« Canción sin nombre » : Le drame poétique du bébé sans nom

Avec Canción sin nombre, la réalisatrice péruvienne Melina León signe un premier film touchant et sombre. À travers le personnage de Georgina, le long-métrage revient sur une affaire de trafic d’enfants dans le Pérou des années 80.

Un jour, Ismael, le père de la réalisatrice, reçoit l’appel d’une femme qui parle espagnol avec l’accent français. Elle veut le remercier. Journaliste pour le quotidien péruvien República, dans les années 80, il a révélé le vol organisé de bébés de jeunes femmes pauvres. La femme au téléphone est Céline Giraud, arrachée des années auparavant à sa mère et adoptée par des Français.

D’après une histoire vraie 

Cet appel téléphonique est à l’origine de Canción sin nombre, “la chanson sans nom”. Dans un Pérou ravagé par la crise économique et les attentats du Sentier lumineux, Georgina, 20 ans et enceinte, vend des pommes de terre au marché pour survivre. Lorsqu’elle entend une publicité à la radio pour une clinique obstétrique gratuite de Lima, elle saute sur l’occasion et dans un bus, direction la capitale. Ni le spectateur, ni Georgina ne verra sa fille, qui lui est retirée dès l’accouchement. Le lendemain, la clinique a disparu. Pamela Mendoza, qui a pris 17 kilos pour le rôle, joue avec hargne le désespoir de la jeune mère. 

Ignorée par les autorités, Georgina décide de rendre publique son histoire et trouve de l’aide auprès de Pedro (Tommy Párraga) un jeune et timide journaliste. Il déroule alors le fil d’une affaire qui implique jusqu’au système judiciaire du pays. D’autres intrigues, toutes aussi passionnantes, s’ajoute ensuite à la principale. Cependant, la subtilité de leur mise en place peut être déconcertante et certaines questions restent sans réponses.

Noir et blanc

Malgré le format 4/3, presque carré, et l’absence de couleurs, ce film n’aurait pas pu être réalisé à une autre époque.
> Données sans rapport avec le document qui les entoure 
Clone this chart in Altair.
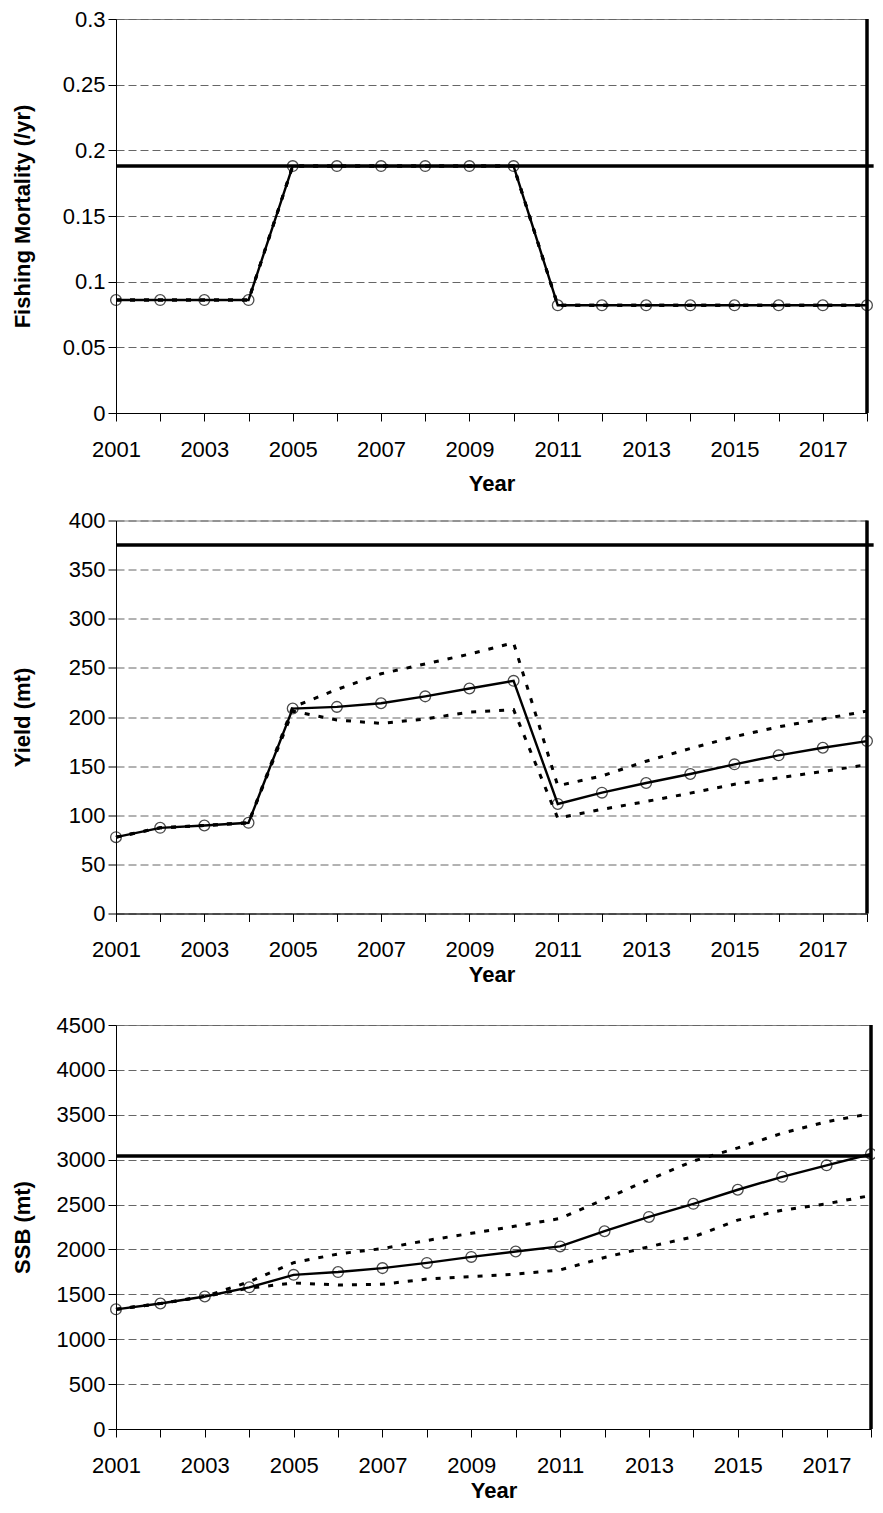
import altair as alt
import pandas as pd

# ---------------- data ----------------
years = [2001, 2002, 2003, 2004, 2005, 2006, 2007, 2008, 2009,
         2010, 2011, 2012, 2013, 2014, 2015, 2016, 2017, 2018]

f_mid = [0.086, 0.086, 0.086, 0.086, 0.188, 0.188, 0.188, 0.188, 0.188,
         0.188, 0.082, 0.082, 0.082, 0.082, 0.082, 0.082, 0.082, 0.082]
f_low = [0.086, 0.086, 0.086, 0.086, 0.188, 0.188, 0.188, 0.188, 0.188,
         0.188, 0.082, 0.082, 0.082, 0.082, 0.082, 0.082, 0.082, 0.082]
f_up = [0.086, 0.086, 0.086, 0.086, 0.188, 0.188, 0.188, 0.188, 0.188,
        0.188, 0.082, 0.082, 0.082, 0.082, 0.082, 0.082, 0.082, 0.082]
f_ref = 0.188

y_mid = [77.7, 87.2, 89.6, 92.3, 208.6, 210.3, 214.0, 221.0, 229.0,
         236.8, 111.5, 123.0, 132.8, 142.0, 151.8, 161.0, 168.7, 175.5]
y_low = [77.7, 87.2, 89.6, 92.3, 206.0, 197.0, 193.5, 198.0, 205.0,
         207.5, 97.0, 106.0, 114.0, 122.5, 131.5, 138.0, 144.5, 151.4]
y_up = [77.7, 87.2, 89.6, 92.3, 210.0, 228.0, 244.0, 254.0, 264.0,
        275.5, 130.0, 140.0, 155.0, 168.0, 180.0, 190.0, 198.0, 206.0]
y_ref = 375

s_mid = [1333, 1398, 1476, 1578, 1717, 1748, 1792, 1850, 1917,
         1977, 2034, 2203, 2362, 2508, 2665, 2809, 2937, 3063]
s_low = [1333, 1398, 1476, 1570, 1626, 1604, 1612, 1670, 1698,
         1725, 1772, 1910, 2030, 2140, 2327, 2437, 2509, 2601]
s_up = [1333, 1398, 1476, 1640, 1852, 1950, 2010, 2100, 2180,
        2260, 2345, 2560, 2778, 2985, 3131, 3295, 3423, 3514]
s_ref = 3040

f_ticks = [0, 0.05, 0.1, 0.15, 0.2, 0.25, 0.3]
y_ticks = [0, 50, 100, 150, 200, 250, 300, 350, 400]
s_ticks = [0, 500, 1000, 1500, 2000, 2500, 3000, 3500, 4000, 4500]

end_year = 2018
ref_span_12 = [2001, 2018.15]
ref_span_3 = [2001, 2018]

FONT = "Liberation Sans"


def panel(mid, low, up, ref, span, ticks, fmt, ytitle, w, h, xtitle_pad):
    df = pd.DataFrame({"Year": years, "Mid": mid, "Low": low, "Up": up})
    ref_df = pd.DataFrame({"Ref": [ref], "X1": [span[0]], "X2": [span[1]]})
    v_df = pd.DataFrame({"V": [end_year]})

    xscale = alt.Scale(domain=[2001, 2018], nice=False, zero=False)
    yscale = alt.Scale(domain=[ticks[0], ticks[-1]], nice=False, zero=True)

    xaxis = alt.Axis(
        values=years, title="Year",
        labelExpr="datum.value % 2 == 1 ? toString(datum.value) : ''",
        labelFont=FONT, labelFontSize=22, labelColor="black",
        labelPadding=18, labelFlush=False, labelOverlap=False,
        tickSize=8, tickColor="black", domainColor="black", domainWidth=1,
        titleFont=FONT, titleFontSize=22, titleFontWeight="bold",
        titleColor="black", titlePadding=xtitle_pad, grid=False,
    )
    yaxis = alt.Axis(
        values=ticks, format=fmt, title=ytitle,
        labelFont=FONT, labelFontSize=22, labelColor="black",
        labelPadding=3, labelFlush=False, labelOverlap=False,
        tickSize=8, tickColor="black", domainColor="black", domainWidth=1,
        titleFont=FONT, titleFontSize=22, titleFontWeight="bold",
        titleColor="black", titlePadding=22, minExtent=60, maxExtent=60,
        grid=True, gridColor="#666666", gridDash=[8, 4], gridWidth=1,
    )

    def X(field):
        return alt.X(field, type="quantitative", scale=xscale, axis=xaxis)

    def Y(field):
        return alt.Y(field, type="quantitative", scale=yscale, axis=yaxis)

    base = alt.Chart(df)
    lo = base.mark_line(color="black", strokeWidth=3, strokeDash=[5, 9]).encode(
        x=X("Year"), y=Y("Low"))
    hi = base.mark_line(color="black", strokeWidth=3, strokeDash=[5, 9]).encode(
        x=X("Year"), y=Y("Up"))
    md = base.mark_line(color="black", strokeWidth=2.4).encode(
        x=X("Year"), y=Y("Mid"))
    pts = base.mark_point(shape="circle", filled=False, size=115,
                          strokeWidth=1.3, color="black").encode(
        x=X("Year"), y=Y("Mid"))
    href = alt.Chart(ref_df).mark_rule(color="black", strokeWidth=3.5).encode(
        x=X("X1"), x2="X2:Q", y=Y("Ref"))
    vref = alt.Chart(v_df).mark_rule(color="black", strokeWidth=3.5).encode(
        x=X("V"))

    return alt.layer(lo, hi, md, pts, href, vref).properties(
        width=w, height=h,
        view=alt.ViewBackground(stroke="#808080", strokeWidth=1),
    )


p1 = panel(f_mid, f_low, f_up, f_ref, ref_span_12, f_ticks, ".2~f",
           "Fishing Mortality (/yr)", 751, 394, 13)
p2 = panel(y_mid, y_low, y_up, y_ref, ref_span_12, y_ticks, "d",
           "Yield (mt)", 751, 393, 3.5)
p3 = panel(s_mid, s_low, s_up, s_ref, ref_span_3, s_ticks, "d",
           "SSB (mt)", 755, 404, 4)

chart = alt.vconcat(
    alt.vconcat(p1, p2, spacing=13.5),
    p3, spacing=27,
).properties(
    padding={"left": 2, "top": -1, "right": -5, "bottom": 0},
    background="white",
).configure_view(strokeWidth=0)

chart.save("out.html", embed_options={"renderer": "svg", "actions": False})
De fait, il aborde les thèmes contemporains de l’oppression et du mépris des catégorie marginalisées de la population péruvienne à travers les personnages de Georgina, indigène, et de Pedro, homosexuel. 

Les paysages désertiques des Andes, filmés en hiver, sont rendus lunaires par le noir et blanc du film. Le cadrage à la précision millimétrique offre de beaux plans qui traînent parfois un peu en longueur. Mais la lenteur poétique du film est entrecoupée de magnifiques cérémonies traditionnelles en musique quechua et costumes majestueux. 

Après des problèmes de financement, le projet a mis près de 10 ans à être réalisé. L’équipe du film a même dû lancer une cagnotte de crowdfunding et la réalisatrice a fini le montage elle-même par manque d’argent. Un acharnement qui a porté ses fruits : Melina León est à présent la première femme péruvienne à avoir projeté son film au festival de Cannes.